Un positionnement très différent du Cnesco
Depuis 2014, le Cnesco a mené de nombreux travaux sur le système éducatif avec des conférences de consensus, des rapports scientifiques, des conférences ne ligne, des conférences de comparaisons internationales, des notes d’actualité sur une quinzaine de thématiques. Il a publié pas moins de 31 rapports. On se rappelle très récemment la conférence sur l’orientation. Les travaux du Cnesco ont largement amélioré la connaissance et la réflexion sur le système éducatif en abordant des sujets qui intéressent le système : l’enseignement professionnel, l’évaluation, l’apprentissage de la lecture, de l’écriture, des maths, l’éducation prioritaire, la mixité sociale à l’école, le redoublement pour ne citer que les plus récents. Souvent ces études de haut niveau sont venues contrarier le ministère en montrant les insuffisances des politiques menées, les risques, en pointant des priorités.
Le futur CEE apparemment se bornera à évaluer les établissements scolaires dans un premier temps puis les écoles. Cela participe d’une vision nouvelle de l’école, inspirée, comme le précise l’étude d ‘impact, de pays qui ont largement privatisé leur système éducatif, comme la Suède, ou qui ont des systèmes régionaux ,comme l’Allemagne. Les travaux du CEE aboutiront à une évaluation très probablement publique d’établissements et d’écoles largement autonomes, disposant d’un manager à leur tête. Les résultats seront publiés et on aboutira ainsi à une mise en concurrence des établissements.
On apprend par l’étude d’impact, que le ministre va se débarrasser, en plus du Cnesco, du Conseil national éducation économie (CNEE). Il paye peut-être le prix d’un avis émis sur les programmes de SES en octobre 2017 qui allait à l’encontre de la vision du ministre sur cet enseignement.
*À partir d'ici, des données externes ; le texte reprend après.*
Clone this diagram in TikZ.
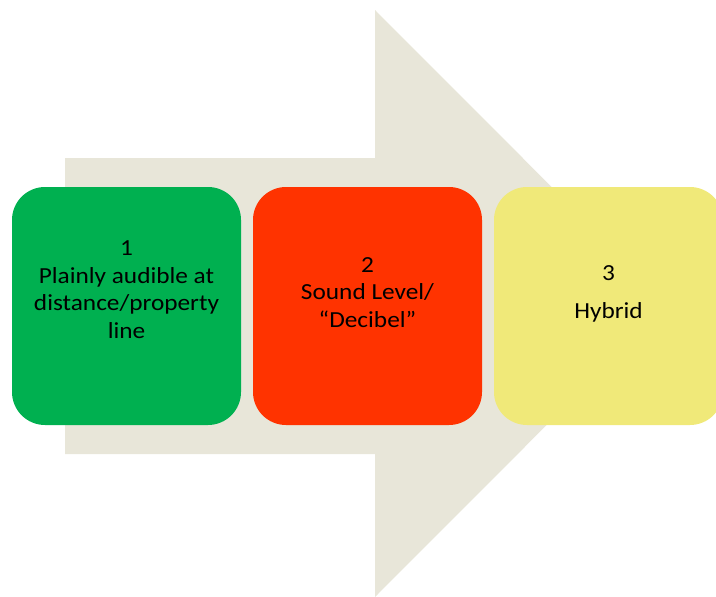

Une indépendance affichée mais inexistante
Le CNESCO a dès le début fait preuve d’indépendance, n’hésitant pas à traiter d ‘évaluation au moment où la ministre s’emparait du problème, à montre la tiédeur de la politique de mixité sociale à l’école etc. C’était possible par la composition de son conseil composé d’universitaires et de parlementaires.
Le futur CEE sera composé de 4 représentants du ministère, choisi par le ministre, d’un élu de l’Assemblée et du Sénat, forcément choisis dans la majorité de chaque chambre et de 4 personnalités nommées par le ministre. Autant dire que, contrairement à ce qu’affirme l’étude d’impact, il sera totalement entre les mains du ministre. Son programme de travail devra d’ailleurs être validé par le ministre. Il n’aura même pas le droit de se saisir d’un sujet.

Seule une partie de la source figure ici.